Effective call center quality management is mainly about controlling thousands or tens of inbound or outgoing interactions - calls, emails and chats. The degree of control contact center managers have is a function of how many interactions they can review and analyze. It’s about correlating metrics (like AHT or CSAT) to call outcomes, then analyzing those results for root causes.

How to improve quality assurance in a call center?

Effective quality assurance in a call center creates a virtuous cycle of interaction, analysis and feedback, improving CSAT, enhancing process efficiency and ensuring compliance with actionable insights into agent phone, email and chat interactions.

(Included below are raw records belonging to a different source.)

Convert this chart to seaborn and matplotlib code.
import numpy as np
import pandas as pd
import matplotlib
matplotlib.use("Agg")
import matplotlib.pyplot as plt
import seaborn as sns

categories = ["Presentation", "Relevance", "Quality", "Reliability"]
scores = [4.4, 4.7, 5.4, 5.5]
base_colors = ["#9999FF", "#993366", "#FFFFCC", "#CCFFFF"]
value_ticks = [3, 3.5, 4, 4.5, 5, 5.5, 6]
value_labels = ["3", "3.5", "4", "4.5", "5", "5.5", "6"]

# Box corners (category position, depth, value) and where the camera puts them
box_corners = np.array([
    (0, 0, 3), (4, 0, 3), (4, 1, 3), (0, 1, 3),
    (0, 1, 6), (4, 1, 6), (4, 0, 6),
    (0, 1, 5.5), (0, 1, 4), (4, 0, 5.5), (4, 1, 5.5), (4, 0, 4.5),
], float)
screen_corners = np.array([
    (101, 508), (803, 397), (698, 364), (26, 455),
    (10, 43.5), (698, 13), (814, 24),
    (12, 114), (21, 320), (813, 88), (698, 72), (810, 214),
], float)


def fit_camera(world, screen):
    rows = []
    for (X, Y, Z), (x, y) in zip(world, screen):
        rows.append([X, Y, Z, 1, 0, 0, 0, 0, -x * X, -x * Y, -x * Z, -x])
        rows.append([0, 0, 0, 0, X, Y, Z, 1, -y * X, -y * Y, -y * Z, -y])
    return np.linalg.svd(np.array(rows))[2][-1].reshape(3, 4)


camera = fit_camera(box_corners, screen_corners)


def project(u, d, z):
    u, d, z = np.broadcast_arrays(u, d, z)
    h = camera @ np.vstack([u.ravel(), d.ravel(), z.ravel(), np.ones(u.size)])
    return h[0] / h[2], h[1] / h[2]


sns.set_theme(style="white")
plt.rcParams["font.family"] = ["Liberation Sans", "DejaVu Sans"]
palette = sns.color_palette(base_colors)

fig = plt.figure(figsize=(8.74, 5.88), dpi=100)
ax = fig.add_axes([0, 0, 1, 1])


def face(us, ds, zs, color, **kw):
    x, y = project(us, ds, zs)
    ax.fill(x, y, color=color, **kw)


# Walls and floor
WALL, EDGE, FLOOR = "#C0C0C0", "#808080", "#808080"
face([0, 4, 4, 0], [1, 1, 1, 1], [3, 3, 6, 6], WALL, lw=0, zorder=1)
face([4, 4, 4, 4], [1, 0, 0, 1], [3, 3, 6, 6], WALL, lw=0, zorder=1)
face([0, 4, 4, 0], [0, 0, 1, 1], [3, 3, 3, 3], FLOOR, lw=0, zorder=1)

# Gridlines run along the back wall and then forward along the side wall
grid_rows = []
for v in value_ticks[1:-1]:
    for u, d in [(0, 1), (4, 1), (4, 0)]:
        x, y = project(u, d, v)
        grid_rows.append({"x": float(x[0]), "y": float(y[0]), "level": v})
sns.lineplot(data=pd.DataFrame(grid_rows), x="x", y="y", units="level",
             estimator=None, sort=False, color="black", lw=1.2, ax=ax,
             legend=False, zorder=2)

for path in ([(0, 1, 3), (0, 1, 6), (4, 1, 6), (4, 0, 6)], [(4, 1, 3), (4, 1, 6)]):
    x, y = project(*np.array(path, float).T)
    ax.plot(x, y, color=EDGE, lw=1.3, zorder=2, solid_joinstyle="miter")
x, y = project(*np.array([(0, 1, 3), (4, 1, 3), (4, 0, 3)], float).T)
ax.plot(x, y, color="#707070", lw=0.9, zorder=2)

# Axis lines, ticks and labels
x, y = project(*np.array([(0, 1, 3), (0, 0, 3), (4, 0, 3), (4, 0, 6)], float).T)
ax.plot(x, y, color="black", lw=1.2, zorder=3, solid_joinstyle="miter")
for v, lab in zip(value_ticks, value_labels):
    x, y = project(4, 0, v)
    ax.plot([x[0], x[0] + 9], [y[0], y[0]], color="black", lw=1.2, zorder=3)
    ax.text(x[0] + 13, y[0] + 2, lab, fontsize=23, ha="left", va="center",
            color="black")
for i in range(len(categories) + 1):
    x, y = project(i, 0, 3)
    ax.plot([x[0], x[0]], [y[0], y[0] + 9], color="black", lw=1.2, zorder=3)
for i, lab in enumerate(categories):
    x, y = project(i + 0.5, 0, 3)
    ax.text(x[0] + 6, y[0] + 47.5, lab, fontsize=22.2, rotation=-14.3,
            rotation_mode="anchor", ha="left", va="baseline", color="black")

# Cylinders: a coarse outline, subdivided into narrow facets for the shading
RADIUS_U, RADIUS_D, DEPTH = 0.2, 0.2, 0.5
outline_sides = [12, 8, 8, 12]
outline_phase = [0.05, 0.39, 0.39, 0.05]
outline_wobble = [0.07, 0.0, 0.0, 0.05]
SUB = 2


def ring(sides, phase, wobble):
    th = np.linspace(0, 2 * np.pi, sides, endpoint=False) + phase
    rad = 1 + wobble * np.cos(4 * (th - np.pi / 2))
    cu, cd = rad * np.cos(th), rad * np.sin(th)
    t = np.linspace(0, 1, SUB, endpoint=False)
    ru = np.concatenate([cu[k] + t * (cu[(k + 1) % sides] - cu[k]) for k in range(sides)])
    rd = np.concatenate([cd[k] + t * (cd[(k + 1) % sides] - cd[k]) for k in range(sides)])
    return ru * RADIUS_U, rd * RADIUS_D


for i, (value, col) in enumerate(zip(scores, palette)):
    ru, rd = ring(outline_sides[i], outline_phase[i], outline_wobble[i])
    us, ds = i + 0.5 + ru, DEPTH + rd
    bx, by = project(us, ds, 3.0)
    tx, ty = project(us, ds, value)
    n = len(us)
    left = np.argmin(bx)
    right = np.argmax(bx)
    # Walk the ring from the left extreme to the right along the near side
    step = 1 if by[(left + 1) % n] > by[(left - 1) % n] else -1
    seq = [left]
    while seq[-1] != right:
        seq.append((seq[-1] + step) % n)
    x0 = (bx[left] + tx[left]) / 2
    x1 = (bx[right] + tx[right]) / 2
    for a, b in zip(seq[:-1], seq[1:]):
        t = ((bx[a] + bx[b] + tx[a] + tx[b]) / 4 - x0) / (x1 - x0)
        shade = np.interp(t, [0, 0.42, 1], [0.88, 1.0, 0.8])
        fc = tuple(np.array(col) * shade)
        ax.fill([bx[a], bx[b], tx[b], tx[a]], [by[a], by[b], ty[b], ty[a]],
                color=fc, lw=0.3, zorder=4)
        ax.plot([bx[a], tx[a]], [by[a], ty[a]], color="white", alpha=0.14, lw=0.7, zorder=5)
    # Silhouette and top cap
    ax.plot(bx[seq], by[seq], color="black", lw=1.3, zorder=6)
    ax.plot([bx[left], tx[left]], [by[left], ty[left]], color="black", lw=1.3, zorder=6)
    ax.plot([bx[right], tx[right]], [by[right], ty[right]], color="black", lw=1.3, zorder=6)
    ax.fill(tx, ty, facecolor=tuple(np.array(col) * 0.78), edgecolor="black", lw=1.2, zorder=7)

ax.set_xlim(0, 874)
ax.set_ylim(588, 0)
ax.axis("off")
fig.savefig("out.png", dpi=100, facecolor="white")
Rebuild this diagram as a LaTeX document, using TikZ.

Eleveo’s quality assurance tools include:

  • Call Recording/Screen Capture 
  • Automatic Pause and Resume 
  • Advanced Speech Analytics
  • Live Monitoring

10 Call center quality assurance best practices

  1. Leave positive feedback. Evaluations are about agent performance, morale and retention. Oftentimes, agents view evaluations in a negative light, as a punitive process focused on what they’re doing wrong and what they need to improve. While there are legitimate reasons for highlighting problem areas, it’s equally important for every agent evaluation to highlight and reinforce positive agent behaviors, emphasizing where they’ve made progress.
  2. Expand this ‘positive feedback’ practice to a group level. Rather than sending numerous memos and engaging in individual desk-drops to emphasize what not to do, be sure to communicate positive behaviors and trends to the broader team, so you can shift the narrative to replicating best practices.
  3. Create detailed evaluations. Quality evaluations that only provide scores aren’t enough. An evaluation with detailed notes on specific customer interactions and links to knowledge base articles is a necessary and valuable coaching tool. Notes also make it easier for the evaluator to identify trends and commonalities in the agent’s performance over time. 
  4. Revisit your evaluation criteria at least once a year. This presumes that your quality assurance efforts over the past year have identified and solved top dissatisfaction drivers and that you can shift your quality efforts to focus to a new set of emerging issues.
  5. Assess customer effort on every contact. Are your internal processes and systems set up to make the customer experience as easy and seamless as possible? For instance, are customers required to navigate a cumbersome, laborious process to get a refund or return a product? Speech analytics tools will enable you to identify and remedy high-effort interactions, reduce customer effort, increase satisfaction and ensure long term customer loyalty.
  6. Automate your QA processes. Only 1 – 3% of an agent’s contacts can be scored manually. That sample rate could increase to 100% with an automated QM solution with speech analytics capabilities. Automation gives contact centers a solid, data-driven, systematic basis for identifying and addressing problems. Consider shifting to predictive or automated QA scoring, using conversation analytics to score 100% of all interactions and provide a holistic, 360˚ view of the agent’s performance. Contact center managers will also be able to repurpose their quality management team for more value-added activities, like looking at the trends from the conversational analytics as a whole.
  7. Integrate 3rd party metadata. Often, quality management systems are data silos. Now, with API integration, it’s possible to tie data from one system to data from another. For example, you can integrate Salesforce case data into call recordings so that the case ID or even a training class code is tied to an individual contact as metadata. Your data’s intelligence value is much greater, and your analytics capabilities increase exponentially through the ability to see context you may not have considered before.
  8. Focus on group-level performance. By identifying performance trends common to the whole group instead of individual agents, you can identify and address underlying issues. Perhaps an outdated or poorly organized knowledge base – and address pervasive deficiencies driving some of your contact center’s most common performance problems. 
  9. Build a partnership between your quality team and your learning and development team. Nurturing a symbiotic relationship between quality and learning/development creates a virtuous cycle of continuous improvement. Many view the relationship between these two teams as linear, with the quality team’s responsibilities beginning where training ends. While that’s true, it’s also true that as the quality team identifies ongoing issues, they can feed that information back to the learning and development team, which can then build it into their training modules. 
  10. Monitor your agents’ empowerment language as part of your quality assessment. Studies have identified agent effort as one of the biggest drivers of customer satisfaction/dissatisfaction and long-term loyalty.

 

One of the simplest steps contact centers can take to improve customer satisfaction/loyalty and a range of other KPIs ( contact rate, talk time, etc.) is to look at the type of language your agents are using. Are they using empowering language, like ‘what I can do is’, or are they using ineffective language like, ‘I can’t do that, or I’ll have to have you talk to somebody else’?

Consider training your agents on the language to use in specific scenarios and helping them rephrase their responses. 

Ultimately, quality management is about driving better customer experiences, and empowerment language is key.